▶ [Task brief]: Lines after the one containing "const ERR = '#7c7c7c';" are to be omitted; print exactly each line from the start of the records up to and including it.

▶ [Stored data]:
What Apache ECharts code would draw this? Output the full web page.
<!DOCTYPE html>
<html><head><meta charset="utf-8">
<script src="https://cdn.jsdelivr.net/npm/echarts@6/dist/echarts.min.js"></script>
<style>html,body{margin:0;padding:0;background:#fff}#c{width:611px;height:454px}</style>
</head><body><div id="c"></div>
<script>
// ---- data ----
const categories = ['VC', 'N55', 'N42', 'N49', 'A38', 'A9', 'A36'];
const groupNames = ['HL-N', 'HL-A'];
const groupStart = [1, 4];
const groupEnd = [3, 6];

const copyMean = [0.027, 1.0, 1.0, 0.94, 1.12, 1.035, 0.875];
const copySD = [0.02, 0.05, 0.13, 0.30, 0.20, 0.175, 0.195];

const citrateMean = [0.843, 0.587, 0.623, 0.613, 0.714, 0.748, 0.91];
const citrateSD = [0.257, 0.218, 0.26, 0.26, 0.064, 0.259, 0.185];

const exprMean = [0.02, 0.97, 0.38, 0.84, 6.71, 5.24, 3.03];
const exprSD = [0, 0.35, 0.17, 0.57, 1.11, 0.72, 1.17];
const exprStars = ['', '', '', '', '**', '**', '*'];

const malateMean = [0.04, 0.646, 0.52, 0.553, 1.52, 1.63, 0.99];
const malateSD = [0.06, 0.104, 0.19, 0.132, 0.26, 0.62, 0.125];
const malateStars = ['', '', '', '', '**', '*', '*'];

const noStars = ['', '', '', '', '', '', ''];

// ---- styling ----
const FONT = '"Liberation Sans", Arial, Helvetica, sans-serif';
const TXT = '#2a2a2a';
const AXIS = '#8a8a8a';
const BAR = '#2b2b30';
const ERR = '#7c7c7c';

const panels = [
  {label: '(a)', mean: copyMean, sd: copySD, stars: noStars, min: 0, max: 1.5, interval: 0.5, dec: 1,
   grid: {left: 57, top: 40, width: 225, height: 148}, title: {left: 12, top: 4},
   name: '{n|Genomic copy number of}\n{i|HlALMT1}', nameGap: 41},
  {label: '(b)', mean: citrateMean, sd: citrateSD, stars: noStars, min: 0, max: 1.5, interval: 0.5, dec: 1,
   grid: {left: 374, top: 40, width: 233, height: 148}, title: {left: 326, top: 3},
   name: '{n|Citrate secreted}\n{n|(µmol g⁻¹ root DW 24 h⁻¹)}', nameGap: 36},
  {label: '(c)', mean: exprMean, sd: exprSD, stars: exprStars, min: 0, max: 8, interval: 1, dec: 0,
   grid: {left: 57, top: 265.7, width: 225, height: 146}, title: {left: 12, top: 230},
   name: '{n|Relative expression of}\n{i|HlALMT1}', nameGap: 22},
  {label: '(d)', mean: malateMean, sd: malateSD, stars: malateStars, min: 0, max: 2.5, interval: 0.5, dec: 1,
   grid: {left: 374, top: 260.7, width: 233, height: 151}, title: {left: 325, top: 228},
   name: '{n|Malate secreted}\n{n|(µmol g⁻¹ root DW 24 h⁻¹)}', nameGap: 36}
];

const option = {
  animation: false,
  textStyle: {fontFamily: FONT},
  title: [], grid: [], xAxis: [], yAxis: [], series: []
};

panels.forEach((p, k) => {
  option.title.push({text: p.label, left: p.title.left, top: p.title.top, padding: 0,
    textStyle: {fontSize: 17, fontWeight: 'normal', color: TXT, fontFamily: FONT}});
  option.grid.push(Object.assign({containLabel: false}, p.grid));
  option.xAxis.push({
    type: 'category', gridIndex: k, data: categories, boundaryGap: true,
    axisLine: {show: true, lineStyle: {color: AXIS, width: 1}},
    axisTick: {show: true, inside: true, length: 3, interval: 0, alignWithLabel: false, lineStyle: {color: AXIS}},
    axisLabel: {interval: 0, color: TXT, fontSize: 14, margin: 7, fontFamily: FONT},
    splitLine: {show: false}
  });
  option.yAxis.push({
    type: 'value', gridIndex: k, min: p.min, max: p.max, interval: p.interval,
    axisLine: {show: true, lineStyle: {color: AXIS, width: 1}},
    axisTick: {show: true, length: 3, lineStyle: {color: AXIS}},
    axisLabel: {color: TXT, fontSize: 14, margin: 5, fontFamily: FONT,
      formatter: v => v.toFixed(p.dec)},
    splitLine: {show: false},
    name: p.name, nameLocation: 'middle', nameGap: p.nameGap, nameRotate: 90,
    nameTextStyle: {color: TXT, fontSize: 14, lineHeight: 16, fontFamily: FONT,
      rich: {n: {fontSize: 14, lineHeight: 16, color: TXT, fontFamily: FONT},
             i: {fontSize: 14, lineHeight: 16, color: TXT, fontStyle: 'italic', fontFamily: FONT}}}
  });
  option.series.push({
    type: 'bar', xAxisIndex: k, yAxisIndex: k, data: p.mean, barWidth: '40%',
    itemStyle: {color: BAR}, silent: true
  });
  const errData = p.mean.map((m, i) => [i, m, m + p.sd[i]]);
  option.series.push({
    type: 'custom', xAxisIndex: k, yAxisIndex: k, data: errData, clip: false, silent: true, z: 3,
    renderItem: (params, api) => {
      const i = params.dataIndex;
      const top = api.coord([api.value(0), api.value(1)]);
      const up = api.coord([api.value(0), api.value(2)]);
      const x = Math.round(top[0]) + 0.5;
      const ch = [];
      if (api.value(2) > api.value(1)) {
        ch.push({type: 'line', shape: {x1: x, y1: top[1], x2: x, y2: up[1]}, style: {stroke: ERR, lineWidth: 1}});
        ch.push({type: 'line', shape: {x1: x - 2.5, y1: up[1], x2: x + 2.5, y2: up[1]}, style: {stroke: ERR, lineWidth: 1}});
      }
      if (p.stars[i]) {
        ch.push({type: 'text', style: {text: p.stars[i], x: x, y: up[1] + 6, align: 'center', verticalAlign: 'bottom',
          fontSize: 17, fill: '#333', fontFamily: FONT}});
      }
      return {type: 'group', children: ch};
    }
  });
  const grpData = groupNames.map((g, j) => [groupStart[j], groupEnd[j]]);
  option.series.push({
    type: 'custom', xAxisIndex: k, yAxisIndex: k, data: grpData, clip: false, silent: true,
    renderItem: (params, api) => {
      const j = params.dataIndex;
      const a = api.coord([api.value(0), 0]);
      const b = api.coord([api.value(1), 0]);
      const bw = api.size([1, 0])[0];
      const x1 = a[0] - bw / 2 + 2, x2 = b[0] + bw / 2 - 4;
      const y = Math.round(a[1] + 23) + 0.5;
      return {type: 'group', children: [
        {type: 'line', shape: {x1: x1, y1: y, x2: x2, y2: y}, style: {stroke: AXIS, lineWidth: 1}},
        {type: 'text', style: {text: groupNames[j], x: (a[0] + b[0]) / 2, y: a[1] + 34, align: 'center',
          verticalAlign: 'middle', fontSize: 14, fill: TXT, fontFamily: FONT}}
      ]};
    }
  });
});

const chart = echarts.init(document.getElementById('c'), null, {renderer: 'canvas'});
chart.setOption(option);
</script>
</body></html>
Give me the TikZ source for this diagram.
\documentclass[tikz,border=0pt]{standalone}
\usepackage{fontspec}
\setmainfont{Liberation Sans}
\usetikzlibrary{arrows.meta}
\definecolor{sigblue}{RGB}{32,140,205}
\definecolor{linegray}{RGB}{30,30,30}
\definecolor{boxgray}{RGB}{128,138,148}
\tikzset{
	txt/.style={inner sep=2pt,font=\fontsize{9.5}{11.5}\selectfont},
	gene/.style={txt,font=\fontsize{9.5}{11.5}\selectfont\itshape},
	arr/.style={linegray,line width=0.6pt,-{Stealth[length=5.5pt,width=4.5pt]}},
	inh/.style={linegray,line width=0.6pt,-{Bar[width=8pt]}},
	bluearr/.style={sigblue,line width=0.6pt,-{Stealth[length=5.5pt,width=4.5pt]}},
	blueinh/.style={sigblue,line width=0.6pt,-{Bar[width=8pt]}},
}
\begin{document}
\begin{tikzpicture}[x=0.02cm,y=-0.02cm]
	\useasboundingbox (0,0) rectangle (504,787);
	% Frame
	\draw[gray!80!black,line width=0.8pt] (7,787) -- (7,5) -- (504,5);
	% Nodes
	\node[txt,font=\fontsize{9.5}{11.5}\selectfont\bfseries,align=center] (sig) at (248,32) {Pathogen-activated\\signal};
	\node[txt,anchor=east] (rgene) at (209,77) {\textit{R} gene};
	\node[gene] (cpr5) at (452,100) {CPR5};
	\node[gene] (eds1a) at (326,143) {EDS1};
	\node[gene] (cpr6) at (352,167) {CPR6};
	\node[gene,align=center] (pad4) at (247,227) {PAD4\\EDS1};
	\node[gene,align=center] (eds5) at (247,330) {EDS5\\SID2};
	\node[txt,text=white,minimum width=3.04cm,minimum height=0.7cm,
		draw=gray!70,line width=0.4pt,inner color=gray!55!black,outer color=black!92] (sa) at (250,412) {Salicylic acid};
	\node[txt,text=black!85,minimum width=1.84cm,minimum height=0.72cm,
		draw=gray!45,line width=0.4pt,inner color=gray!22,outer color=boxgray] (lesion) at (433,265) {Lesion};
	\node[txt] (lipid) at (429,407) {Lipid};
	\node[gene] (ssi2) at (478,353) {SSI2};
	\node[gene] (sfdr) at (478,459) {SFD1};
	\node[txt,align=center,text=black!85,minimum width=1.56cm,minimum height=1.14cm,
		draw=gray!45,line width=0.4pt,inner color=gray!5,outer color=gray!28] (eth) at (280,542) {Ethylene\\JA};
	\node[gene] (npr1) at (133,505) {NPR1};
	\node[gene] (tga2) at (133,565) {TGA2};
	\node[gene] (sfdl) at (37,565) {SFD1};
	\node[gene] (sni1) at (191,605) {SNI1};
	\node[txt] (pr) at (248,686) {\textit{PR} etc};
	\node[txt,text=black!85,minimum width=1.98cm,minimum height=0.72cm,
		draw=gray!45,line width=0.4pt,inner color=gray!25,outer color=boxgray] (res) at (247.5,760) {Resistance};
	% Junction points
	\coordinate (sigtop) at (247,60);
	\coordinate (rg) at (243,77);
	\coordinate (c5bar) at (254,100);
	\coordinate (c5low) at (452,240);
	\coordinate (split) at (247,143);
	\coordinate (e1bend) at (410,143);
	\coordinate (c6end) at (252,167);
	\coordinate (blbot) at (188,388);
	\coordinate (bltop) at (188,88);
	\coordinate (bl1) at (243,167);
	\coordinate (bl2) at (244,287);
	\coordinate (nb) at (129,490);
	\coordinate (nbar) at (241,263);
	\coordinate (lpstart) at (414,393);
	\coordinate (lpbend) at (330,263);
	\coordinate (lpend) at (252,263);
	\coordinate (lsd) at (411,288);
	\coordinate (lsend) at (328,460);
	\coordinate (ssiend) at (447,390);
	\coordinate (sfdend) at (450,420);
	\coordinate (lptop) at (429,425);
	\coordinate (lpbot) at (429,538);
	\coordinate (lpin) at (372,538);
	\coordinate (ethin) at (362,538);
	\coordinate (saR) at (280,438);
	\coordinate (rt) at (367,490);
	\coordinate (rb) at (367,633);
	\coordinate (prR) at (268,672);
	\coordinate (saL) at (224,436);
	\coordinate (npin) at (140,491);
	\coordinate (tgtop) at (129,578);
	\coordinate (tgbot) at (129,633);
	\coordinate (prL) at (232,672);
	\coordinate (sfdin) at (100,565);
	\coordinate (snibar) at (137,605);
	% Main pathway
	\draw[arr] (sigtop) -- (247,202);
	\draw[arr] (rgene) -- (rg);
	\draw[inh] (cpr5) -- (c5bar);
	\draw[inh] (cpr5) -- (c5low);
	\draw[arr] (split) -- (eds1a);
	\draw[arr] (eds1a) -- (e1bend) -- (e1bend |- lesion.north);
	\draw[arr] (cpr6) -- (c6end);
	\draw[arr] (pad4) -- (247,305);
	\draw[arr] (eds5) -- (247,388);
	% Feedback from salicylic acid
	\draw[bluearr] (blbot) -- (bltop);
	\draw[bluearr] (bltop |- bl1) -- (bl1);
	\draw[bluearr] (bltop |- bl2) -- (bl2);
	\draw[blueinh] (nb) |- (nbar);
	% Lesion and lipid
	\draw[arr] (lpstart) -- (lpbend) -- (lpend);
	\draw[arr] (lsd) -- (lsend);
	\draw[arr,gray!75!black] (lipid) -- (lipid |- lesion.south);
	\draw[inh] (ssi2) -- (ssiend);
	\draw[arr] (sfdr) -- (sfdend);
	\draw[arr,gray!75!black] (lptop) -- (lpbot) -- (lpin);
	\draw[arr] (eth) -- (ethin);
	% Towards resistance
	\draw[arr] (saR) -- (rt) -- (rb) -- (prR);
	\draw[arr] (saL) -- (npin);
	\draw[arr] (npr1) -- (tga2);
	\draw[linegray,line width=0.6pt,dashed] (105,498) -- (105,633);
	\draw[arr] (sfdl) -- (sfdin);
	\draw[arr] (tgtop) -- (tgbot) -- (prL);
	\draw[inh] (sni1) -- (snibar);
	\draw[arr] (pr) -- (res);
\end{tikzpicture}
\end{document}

▶ [Response to this task]:
What Apache ECharts code would draw this? Output the full web page.
<!DOCTYPE html>
<html><head><meta charset="utf-8">
<script src="https://cdn.jsdelivr.net/npm/echarts@6/dist/echarts.min.js"></script>
<style>html,body{margin:0;padding:0;background:#fff}#c{width:611px;height:454px}</style>
</head><body><div id="c"></div>
<script>
// ---- data ----
const categories = ['VC', 'N55', 'N42', 'N49', 'A38', 'A9', 'A36'];
const groupNames = ['HL-N', 'HL-A'];
const groupStart = [1, 4];
const groupEnd = [3, 6];

const copyMean = [0.027, 1.0, 1.0, 0.94, 1.12, 1.035, 0.875];
const copySD = [0.02, 0.05, 0.13, 0.30, 0.20, 0.175, 0.195];

const citrateMean = [0.843, 0.587, 0.623, 0.613, 0.714, 0.748, 0.91];
const citrateSD = [0.257, 0.218, 0.26, 0.26, 0.064, 0.259, 0.185];

const exprMean = [0.02, 0.97, 0.38, 0.84, 6.71, 5.24, 3.03];
const exprSD = [0, 0.35, 0.17, 0.57, 1.11, 0.72, 1.17];
const exprStars = ['', '', '', '', '**', '**', '*'];

const malateMean = [0.04, 0.646, 0.52, 0.553, 1.52, 1.63, 0.99];
const malateSD = [0.06, 0.104, 0.19, 0.132, 0.26, 0.62, 0.125];
const malateStars = ['', '', '', '', '**', '*', '*'];

const noStars = ['', '', '', '', '', '', ''];

// ---- styling ----
const FONT = '"Liberation Sans", Arial, Helvetica, sans-serif';
const TXT = '#2a2a2a';
const AXIS = '#8a8a8a';
const BAR = '#2b2b30';
const ERR = '#7c7c7c';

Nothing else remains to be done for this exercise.